Code to reproduce all analyses, tables, and figures in "Accounting for motion in fMRI: What part of the spectrum are we characterizing in autism?"
-
To document the data loss and biases introduced by common motion exclusion practices in functional connectivity research
-
To introduce a framework to treat excluded scans as a missing data problem. We use doubly robust targeted minimum loss based estimation (DRTMLE) with an ensemble of machine learning algorithms to address these data losses and the resulting biases.
-
covariate_figures.Rmd - code used to run all analyses in sections 2.1.3 Study Sample to 2.2.4 Functional connectivity as a function of phenotypes. Outputs:
- Table 1: Socio-demographic characteristics of complete predictor cases.
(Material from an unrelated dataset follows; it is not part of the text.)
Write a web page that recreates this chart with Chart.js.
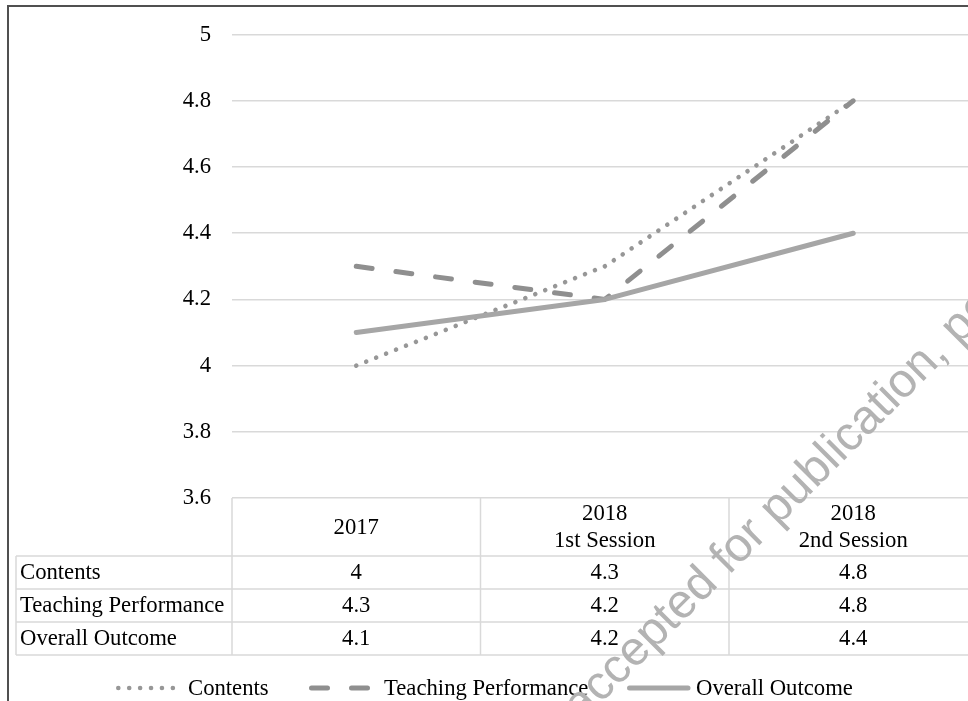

- Fig 3: Motion quality control leads to dramatic reductions in sample size.
- Fig 4: rs-fMRI exclusion probability changes with phenotype and age.
- Fig 5: Participants with usable rs-fMRI data differed from participants with unusable rsfMRI data.
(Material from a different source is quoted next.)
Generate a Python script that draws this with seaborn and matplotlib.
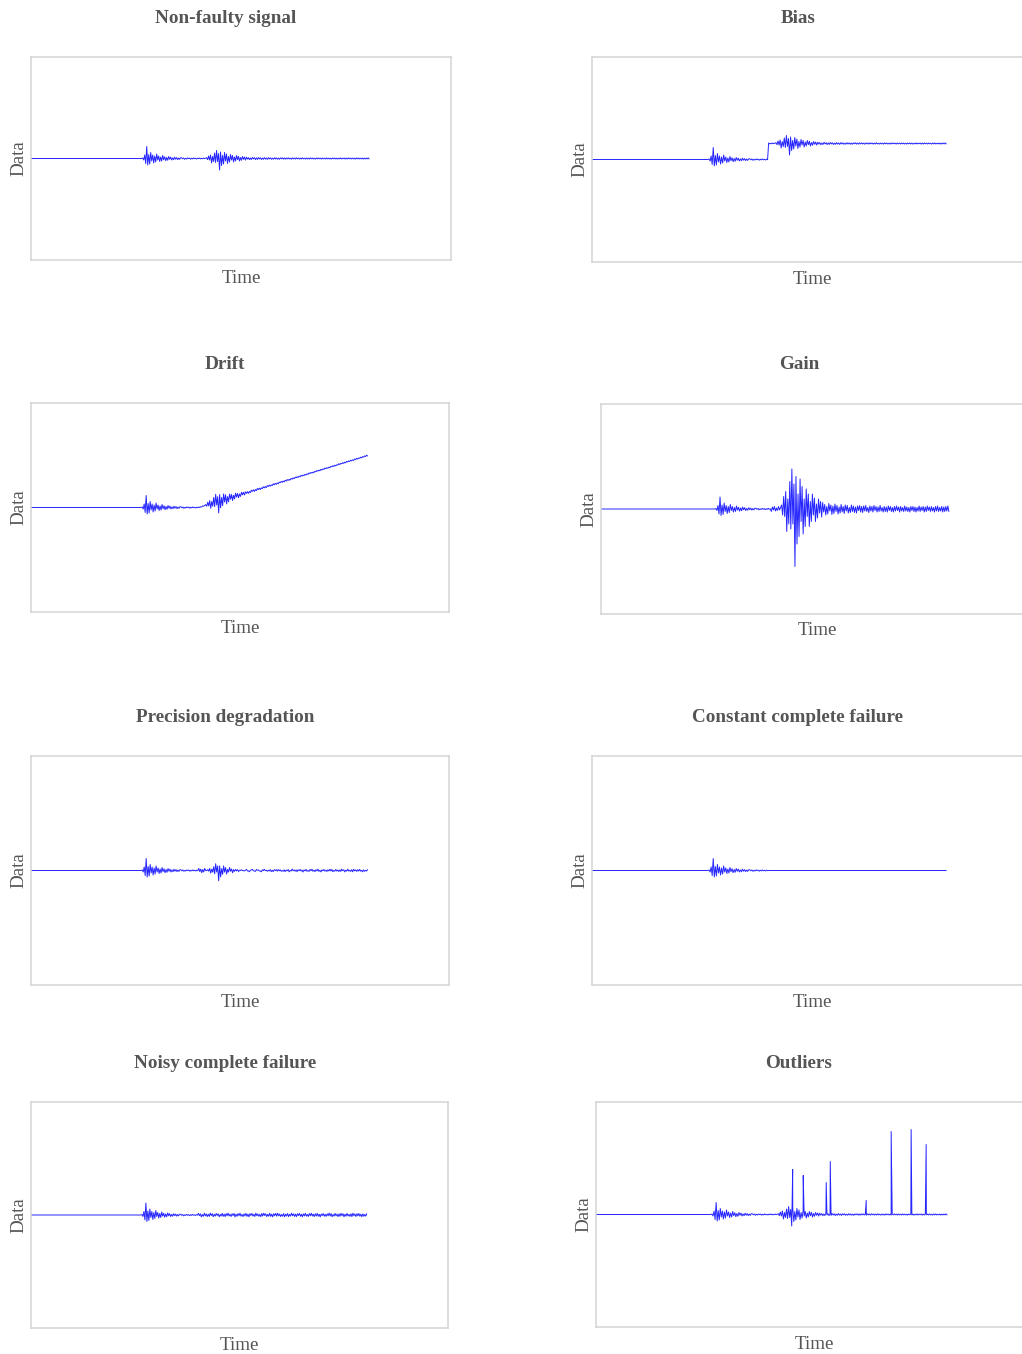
import numpy as np
import pandas as pd
import matplotlib
matplotlib.use("Agg")
import matplotlib.pyplot as plt
import seaborn as sns

# ---------------- data (vertical unit ~ 1 px) ----------------
TITLES = ["Non-faulty signal", "Bias", "Drift", "Gain",
          "Precision degradation", "Constant complete failure",
          "Noisy complete failure", "Outliers"]

# base seismic-like record, one sample per time unit (t = 0 .. 339)
BASE_FLAT = [0.0] * 112  # quiet part before the first arrival (t = 0..111)
BASE_P = [0.5, -1.5, 3.5, -5, 12, -6.5, 4, -5.5, 6, -2.5,
          3.5, -4.5, 2.5, -3.5, 4.5, -1.5, 2.5, -3, 1.5, -2.5,
          3, -1.2, 1.8, -2.2, 1.0, -1.8, 2.0, -0.8, 1.4, -1.5,
          0.6, -1.2, 1.3, -0.7, 0.9, -1.1, 0.5, -0.9, 0.8]
BASE_PCODA = [0.7, -0.3, 0.5, -0.8, 0.2, -0.5, 0.6, -0.2, 0.4, -0.7, 0.3, -0.4, 0.6,
              -0.3, 0.2, -0.5, 0.4, -0.2, 0.5, -0.4, 0.2, -0.3, 0.5, -0.2, 0.3]
BASE_S = [0.8, -1.2, 2.5, -1.5, 3.5, -4.5, 2, -3, 5.5, -4,
          8, -3, 5, -11.5, 6.5, -7, 3, -5.5, 6, -2.5,
          4.5, -5, 2, -3.5, 4, -1.5, 3, -3.5, 1.5, -2.5,
          3, -1.2, 2.2, -2.5, 1, -1.8, 2, -0.8, 1.5, -1.6]
BASE_SCODA = [1.3, -0.6, 0.9, -1.2, 0.5, -1.0, 1.1, -0.4, 0.8, -1.1, 0.6, -0.9, 1.0, -0.5, 0.7, -1.0, 0.4, -0.8, 0.9, -0.6,
              0.5, -0.9, 0.8, -0.4, 0.7, -0.8, 0.3, -0.7, 0.8, -0.5, 0.6, -0.7, 0.4, -0.8, 0.6, -0.3, 0.7, -0.6, 0.5, -0.7,
              0.6, -0.4, 0.7, -0.5, 0.3, -0.7, 0.6, -0.4, 0.5, -0.6, 0.7, -0.3, 0.5, -0.6, 0.4, -0.5, 0.7, -0.4, 0.3, -0.6,
              0.5, -0.5, 0.4, -0.6, 0.6, -0.3, 0.5, -0.5, 0.3, -0.6, 0.5, -0.4, 0.6, -0.3, 0.4, -0.6, 0.5, -0.4, 0.3, -0.5,
              0.6, -0.4, 0.4, -0.5, 0.3, -0.6, 0.5, -0.3, 0.5, -0.5, 0.4, -0.6, 0.3, -0.4, 0.6, -0.5, 0.4, -0.3, 0.5, -0.6,
              0.4, -0.5, 0.6, -0.3, 0.4, -0.5, 0.5, -0.4, 0.3, -0.6, 0.5, -0.4, 0.6, -0.5, 0.3, -0.4, 0.5, -0.6, 0.4, -0.5,
              0.5, -0.4, 0.6, -0.5]

# noise read for the degraded parts (t = 169..339)
NOISE = [1.6, -0.7, 1.2, -1.9, 0.5, -1.3, 1.8, -0.9, 1.1, -1.6,
         0.8, -1.4, 1.9, -0.6, 1.3, -1.7, 0.7, -1.2, 1.5, -0.5,
         1.2, -1.8, 0.6, -1.1, 1.7, -1.4, 0.9, -1.6, 1.4, -0.8,
         1.9, -1.0, 0.7, -1.5, 1.2, -0.6, 1.6, -1.9, 0.8, -1.3,
         1.4, -0.7, 1.8, -1.2, 0.6, -1.6, 1.1, -0.9, 1.7, -1.4,
         0.9, -1.8, 1.3, -0.5, 1.6, -1.1, 0.7, -1.5, 1.9, -0.8,
         1.1, -1.3, 0.6, -1.7, 1.5, -1.0, 1.8, -0.6, 1.2, -1.6,
         0.7, -1.2, 1.7, -1.4, 0.9, -1.9, 1.3, -0.7, 1.6, -1.1,
         1.8, -0.9, 1.0, -1.5, 0.6, -1.3, 1.4, -1.8, 0.8, -1.0,
         1.5, -1.6, 0.7, -1.1, 1.9, -0.8, 1.2, -1.4, 0.9, -1.7,
         1.3, -0.6, 1.6, -1.3, 0.8, -1.8, 1.1, -0.9, 1.7, -1.2,
         0.6, -1.5, 1.4, -0.7, 1.8, -1.1, 0.9, -1.6, 1.2, -1.0,
         1.7, -1.3, 0.8, -1.9, 1.0, -0.6, 1.5, -1.2, 0.7, -1.4,
         1.2, -0.8, 1.9, -1.0, 1.4, -1.7, 0.6, -1.1, 1.6, -0.9,
         0.9, -1.6, 1.1, -1.3, 1.7, -0.7, 1.3, -1.8, 0.8, -1.2,
         1.6, -1.0, 0.7, -1.4, 1.2, -1.6, 1.8, -0.8, 1.0, -1.5,
         1.3, -0.9, 1.5, -1.2, 0.8, -1.7, 1.1, -1.3, 0.6, -1.1, 1.4]

FAULT_START = 169
BIAS_OFFSET = 16
DRIFT_T = [0, 169, 339]
DRIFT_V = [0, 0, 52]
GAIN_START = 166
GAIN_FACTOR = 5
CONST_VALUE = 0.0
OUTLIER_T = [189.9, 200.1, 222.3, 226.2, 260.9, 285.0, 304.3, 318.8]
OUTLIER_H = [45, 39, 32, 53, 14, 83, 85, 70]
X_MAX = 421

# ---------------- build the eight records ----------------
base = np.array(BASE_FLAT + BASE_P + BASE_PCODA + BASE_S + BASE_SCODA, dtype=float)
t = np.arange(len(base), dtype=float)
noise_full = np.concatenate([np.zeros(FAULT_START), np.array(NOISE)])

frames = {
    TITLES[0]: pd.DataFrame({"Time": t, "Data": base}),
    TITLES[1]: pd.DataFrame({"Time": t, "Data": base + np.where(t >= FAULT_START, BIAS_OFFSET, 0)}),
    TITLES[2]: pd.DataFrame({"Time": t, "Data": base + np.interp(t, DRIFT_T, DRIFT_V)}),
    TITLES[3]: pd.DataFrame({"Time": t, "Data": np.where(t >= GAIN_START, base * GAIN_FACTOR, base)}),
    TITLES[4]: pd.DataFrame({"Time": t, "Data": base + noise_full}),
    TITLES[5]: pd.DataFrame({"Time": t, "Data": np.where(t >= FAULT_START, CONST_VALUE, base)}),
    TITLES[6]: pd.DataFrame({"Time": t, "Data": np.where(t >= FAULT_START, noise_full, base)}),
}
spikes = pd.DataFrame({"Time": OUTLIER_T, "Data": OUTLIER_H})
frames[TITLES[7]] = (pd.concat([pd.DataFrame({"Time": t, "Data": base}), spikes])
                     .sort_values("Time").reset_index(drop=True))

# ---------------- layout (pixel boxes of the reference) ----------------
W, H = 1022, 1354
# (left, top, bottom, width) in px
BOXES = [(31, 57, 260, 420), (592, 57, 262, 440),
         (31, 403, 612, 418), (601, 404, 614, 432),
         (31, 756, 985, 418), (592, 756, 985, 440),
         (31, 1102, 1328, 417), (596, 1102, 1327, 436)]
TITLE_POS = [(226, 18.5), (798, 18.5), (225, 364.5), (799, 364.5),
             (225, 717.5), (797, 717.5), (225, 1063.5), (799, 1063.5)]
XLAB_POS = [(241, 278.5), (812, 279.5), (240, 628.5), (817, 630.5),
            (240, 1002.5), (812, 1002.5), (239, 1345.5), (814, 1344.5)]
YLAB_X = [18.5, 579.5, 18.5, 588.5, 18.5, 579.5, 18.5, 583.5]

sns.set_style("white")
plt.rcParams["font.family"] = ["Liberation Serif", "DejaVu Serif"]

TXT = "#555555"
fig = plt.figure(figsize=(W / 100, H / 100), dpi=100)

for i, name in enumerate(TITLES):
    l, top, bot, w = BOXES[i]
    h = bot - top
    ax = fig.add_axes([l / W, 1 - bot / H, w / W, h / H])
    sns.lineplot(data=frames[name], x="Time", y="Data", ax=ax, color="#0000ff",
                 linewidth=0.7, alpha=0.85, estimator=None, sort=False)
    ax.set_xlim(0, X_MAX)
    ax.set_ylim(-h / 2, h / 2)
    ax.set_xticks([])
    ax.set_yticks([])
    ax.set_xlabel("")
    ax.set_ylabel("")
    for s in ax.spines.values():
        s.set_color("#d4d4d4")
        s.set_linewidth(1.1)
    tx, ty = TITLE_POS[i]
    fig.text(tx / W, 1 - ty / H, name, ha="center", va="center",
             fontsize=13.8, fontweight="bold", color=TXT)
    xx, xy = XLAB_POS[i]
    fig.text(xx / W, 1 - xy / H, "Time", ha="center", va="center",
             fontsize=13.7, color=TXT)
    fig.text(YLAB_X[i] / W, 1 - ((top + bot) / 2) / H, "Data", ha="center",
             va="center", rotation=90, fontsize=13.7, color=TXT)

fig.savefig("out.png", dpi=100, facecolor="white")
- Table S2: Summary of Mann-Whitney U tests comparing included and excluded participants using the lenient motion QC and stratified by primary diagnosis.
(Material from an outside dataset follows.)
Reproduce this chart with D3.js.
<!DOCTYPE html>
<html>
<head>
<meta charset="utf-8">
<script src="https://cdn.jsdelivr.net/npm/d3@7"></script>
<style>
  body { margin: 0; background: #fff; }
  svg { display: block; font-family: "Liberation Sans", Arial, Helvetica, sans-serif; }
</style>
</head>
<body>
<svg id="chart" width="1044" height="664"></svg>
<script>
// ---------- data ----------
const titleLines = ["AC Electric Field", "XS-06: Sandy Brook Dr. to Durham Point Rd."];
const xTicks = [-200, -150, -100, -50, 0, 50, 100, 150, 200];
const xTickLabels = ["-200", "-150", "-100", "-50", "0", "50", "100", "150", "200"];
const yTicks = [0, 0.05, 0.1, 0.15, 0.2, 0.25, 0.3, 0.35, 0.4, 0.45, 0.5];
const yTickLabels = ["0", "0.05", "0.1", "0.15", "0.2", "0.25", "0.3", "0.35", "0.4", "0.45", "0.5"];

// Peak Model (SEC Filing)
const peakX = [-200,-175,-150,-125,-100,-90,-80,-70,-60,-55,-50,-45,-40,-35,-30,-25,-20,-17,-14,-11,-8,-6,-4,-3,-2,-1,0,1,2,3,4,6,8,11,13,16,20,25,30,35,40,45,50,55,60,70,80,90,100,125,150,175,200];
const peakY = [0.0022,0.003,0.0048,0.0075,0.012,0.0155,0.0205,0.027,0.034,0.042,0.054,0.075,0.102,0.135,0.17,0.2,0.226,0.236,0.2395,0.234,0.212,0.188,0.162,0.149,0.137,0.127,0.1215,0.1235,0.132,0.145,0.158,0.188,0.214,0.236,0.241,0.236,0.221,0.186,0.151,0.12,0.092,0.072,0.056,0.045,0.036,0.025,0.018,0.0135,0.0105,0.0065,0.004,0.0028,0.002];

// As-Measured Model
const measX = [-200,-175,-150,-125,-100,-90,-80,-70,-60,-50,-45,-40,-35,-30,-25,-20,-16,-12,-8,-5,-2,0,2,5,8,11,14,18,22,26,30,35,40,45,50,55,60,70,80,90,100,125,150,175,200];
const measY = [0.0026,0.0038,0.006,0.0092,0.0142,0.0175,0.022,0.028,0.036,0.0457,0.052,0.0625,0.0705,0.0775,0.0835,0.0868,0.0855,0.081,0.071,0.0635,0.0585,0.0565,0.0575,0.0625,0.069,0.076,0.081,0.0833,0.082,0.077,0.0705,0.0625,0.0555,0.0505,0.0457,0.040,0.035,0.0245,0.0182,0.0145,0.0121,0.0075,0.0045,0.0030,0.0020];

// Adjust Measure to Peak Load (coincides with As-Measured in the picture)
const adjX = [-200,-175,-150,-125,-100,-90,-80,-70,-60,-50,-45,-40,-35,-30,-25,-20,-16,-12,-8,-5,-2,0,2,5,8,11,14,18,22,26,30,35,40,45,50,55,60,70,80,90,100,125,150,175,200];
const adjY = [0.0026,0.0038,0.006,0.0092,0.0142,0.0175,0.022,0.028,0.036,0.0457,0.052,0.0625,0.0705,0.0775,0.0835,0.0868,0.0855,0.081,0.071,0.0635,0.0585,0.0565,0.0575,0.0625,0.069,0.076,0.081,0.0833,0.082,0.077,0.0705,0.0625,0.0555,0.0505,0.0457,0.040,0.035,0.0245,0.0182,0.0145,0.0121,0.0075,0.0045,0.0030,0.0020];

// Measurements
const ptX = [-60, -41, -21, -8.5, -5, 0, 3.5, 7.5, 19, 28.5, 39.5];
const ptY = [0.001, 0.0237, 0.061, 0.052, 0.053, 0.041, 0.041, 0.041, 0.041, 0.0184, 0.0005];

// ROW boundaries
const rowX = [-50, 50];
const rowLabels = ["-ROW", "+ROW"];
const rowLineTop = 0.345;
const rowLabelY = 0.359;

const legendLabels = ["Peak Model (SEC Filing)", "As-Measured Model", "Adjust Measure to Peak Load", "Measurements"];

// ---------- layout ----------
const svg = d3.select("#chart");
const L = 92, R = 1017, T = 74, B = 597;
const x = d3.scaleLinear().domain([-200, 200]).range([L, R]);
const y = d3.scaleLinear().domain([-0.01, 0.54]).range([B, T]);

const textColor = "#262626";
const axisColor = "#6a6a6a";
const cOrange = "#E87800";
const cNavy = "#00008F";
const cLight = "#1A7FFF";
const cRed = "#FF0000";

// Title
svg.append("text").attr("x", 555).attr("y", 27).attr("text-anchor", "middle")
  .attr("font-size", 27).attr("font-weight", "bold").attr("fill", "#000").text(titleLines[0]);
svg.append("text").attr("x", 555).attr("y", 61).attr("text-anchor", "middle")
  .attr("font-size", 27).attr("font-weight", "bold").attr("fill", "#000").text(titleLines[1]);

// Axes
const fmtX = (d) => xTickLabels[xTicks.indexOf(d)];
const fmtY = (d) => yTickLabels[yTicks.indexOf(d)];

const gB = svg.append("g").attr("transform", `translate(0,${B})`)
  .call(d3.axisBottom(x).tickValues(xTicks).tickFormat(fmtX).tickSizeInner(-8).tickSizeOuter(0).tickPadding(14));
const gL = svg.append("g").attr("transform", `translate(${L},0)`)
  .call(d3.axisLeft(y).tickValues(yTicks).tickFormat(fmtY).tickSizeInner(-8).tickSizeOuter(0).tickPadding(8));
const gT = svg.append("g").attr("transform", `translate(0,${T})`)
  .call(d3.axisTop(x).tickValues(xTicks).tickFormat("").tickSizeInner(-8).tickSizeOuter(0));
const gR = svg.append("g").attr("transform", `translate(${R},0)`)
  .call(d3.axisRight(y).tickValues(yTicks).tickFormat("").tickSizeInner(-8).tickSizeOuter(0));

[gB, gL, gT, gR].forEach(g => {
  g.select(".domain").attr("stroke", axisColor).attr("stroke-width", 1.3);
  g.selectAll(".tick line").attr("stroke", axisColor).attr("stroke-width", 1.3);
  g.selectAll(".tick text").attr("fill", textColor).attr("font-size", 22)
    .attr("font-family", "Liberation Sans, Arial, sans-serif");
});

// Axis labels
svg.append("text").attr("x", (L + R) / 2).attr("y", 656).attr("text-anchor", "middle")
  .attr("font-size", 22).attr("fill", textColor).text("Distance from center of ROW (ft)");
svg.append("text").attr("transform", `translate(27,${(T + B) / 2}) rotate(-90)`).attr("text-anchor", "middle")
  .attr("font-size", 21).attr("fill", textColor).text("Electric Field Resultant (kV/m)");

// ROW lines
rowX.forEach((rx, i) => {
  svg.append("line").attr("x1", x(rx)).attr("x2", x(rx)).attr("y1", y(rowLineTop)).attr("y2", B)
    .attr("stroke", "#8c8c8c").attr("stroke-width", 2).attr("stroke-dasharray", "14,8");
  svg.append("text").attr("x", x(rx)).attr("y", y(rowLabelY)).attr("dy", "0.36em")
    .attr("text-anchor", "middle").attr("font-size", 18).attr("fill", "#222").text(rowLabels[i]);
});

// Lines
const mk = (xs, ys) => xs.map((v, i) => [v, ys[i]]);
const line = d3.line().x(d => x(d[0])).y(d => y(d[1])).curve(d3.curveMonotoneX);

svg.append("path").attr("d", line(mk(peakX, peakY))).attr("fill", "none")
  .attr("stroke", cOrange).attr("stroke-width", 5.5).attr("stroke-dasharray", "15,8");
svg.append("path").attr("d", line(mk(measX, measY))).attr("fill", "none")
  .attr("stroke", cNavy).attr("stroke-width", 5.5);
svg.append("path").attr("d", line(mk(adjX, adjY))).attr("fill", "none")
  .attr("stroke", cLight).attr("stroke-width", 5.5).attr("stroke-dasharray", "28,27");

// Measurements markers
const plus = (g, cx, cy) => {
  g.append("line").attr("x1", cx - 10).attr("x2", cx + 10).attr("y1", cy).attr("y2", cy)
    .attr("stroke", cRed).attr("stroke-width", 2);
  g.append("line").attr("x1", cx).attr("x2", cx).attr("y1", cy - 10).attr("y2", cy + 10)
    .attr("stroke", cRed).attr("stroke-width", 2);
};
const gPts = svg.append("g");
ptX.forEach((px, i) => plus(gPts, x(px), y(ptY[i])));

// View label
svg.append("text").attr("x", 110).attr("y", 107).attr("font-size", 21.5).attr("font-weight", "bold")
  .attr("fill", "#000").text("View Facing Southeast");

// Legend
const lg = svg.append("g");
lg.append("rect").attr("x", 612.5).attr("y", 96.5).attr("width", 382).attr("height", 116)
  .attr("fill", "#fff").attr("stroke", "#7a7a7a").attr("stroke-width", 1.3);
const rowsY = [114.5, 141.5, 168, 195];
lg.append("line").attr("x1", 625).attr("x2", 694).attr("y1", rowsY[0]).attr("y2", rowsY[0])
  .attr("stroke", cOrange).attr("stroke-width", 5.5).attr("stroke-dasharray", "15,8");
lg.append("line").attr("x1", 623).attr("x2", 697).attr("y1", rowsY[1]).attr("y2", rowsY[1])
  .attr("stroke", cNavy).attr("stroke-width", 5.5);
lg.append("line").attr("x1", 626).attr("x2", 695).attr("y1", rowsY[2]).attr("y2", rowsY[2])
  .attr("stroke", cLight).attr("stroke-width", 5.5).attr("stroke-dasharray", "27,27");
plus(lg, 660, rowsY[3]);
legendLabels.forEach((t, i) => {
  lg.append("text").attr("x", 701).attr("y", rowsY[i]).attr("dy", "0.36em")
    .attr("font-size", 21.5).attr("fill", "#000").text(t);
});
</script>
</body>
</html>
- Table S3: Summary of Mann-Whitney U tests comparing included and excluded participants using the strict motion QC and stratified by primary diagnosis.
- Fig 6: Some covariates related to rs-fMRI exclusion probability are also related to functional connectivity.
-
DeconfoundGroupDifference_Tutorial.Rmd - Tutorial described in section 2.3.1 Theory: Deconfounded group difference, which simulates a variable Wc that drives the confounding between data usability (Δ) and functional connectivity (Y) and then shows how DRTMLE can adjust for this confounding. Output:
- Fig. 2: Illustration of the improvement in functional connectivity from DRTMLE compared to the naive approach from a single simulated dataset.
-
QC_Impacts_Analysis_singleseed_cb.R - R code to run the entire DRTMLE procedure for a single seed as described in section 2.3.2 Application: Deconfounded group difference in the KKI Dataset. This includes motor overflow imputation, estimation of the propensity model, estimation of 153 outcome models, and application of DRTMLE to 153 functional connectivity edges.
-
QC_Impacts_loopSeeds.sh - Loops through seeds, creates a copy of QC_Impacts_Analysis_singleseed.sh, and replaces "seedID" with a numeric value.
-
QC_Impacts_DRTMLE_Table_CirclePlotsWhiteBG.Rmd - Code used to remove black background from screenshots of the 18 signal components saved in Mango, average DRTMLE group means, group differences, and z-statistics across all 400 seeds. Outputs:
- Fig. 7: The DRTMLE deconfounded group difference revealed more extensive differences than the naıve approach.
- Fig. S2: Comparison of edges showing a group difference using the naive and DRTMLE approaches at FDR=0.05.
- Table S3: Summary of edges for which DRTMLE indicated a group difference at FDR=0.20.
-
QC_Impacts_Plots_PropensitiesOutcome.R - R code to calculate the correlation between the mean ASD-TD z-statistic from DRTMLE for the two sets of 200 seeds, to compare the number of significant edges indicated by DRTMLE for the two sets of 200 seeds, to calculate Cohen's D for the naive ASD-TD differences, to plot the modified partial correlations, naive means, and DRTMLE means for the nine components with the smallest DRTMLE p-values, and to visualize the missingness of the initial dataset. Outputs:
- Fig. S1: Missingness of socio-demographic and behavioral variables in the initial dataset.
- Fig. S3: Plots of modified partial correlations, naive means, and DRTMLE means for the nine components with smallest DRTMLE p-values.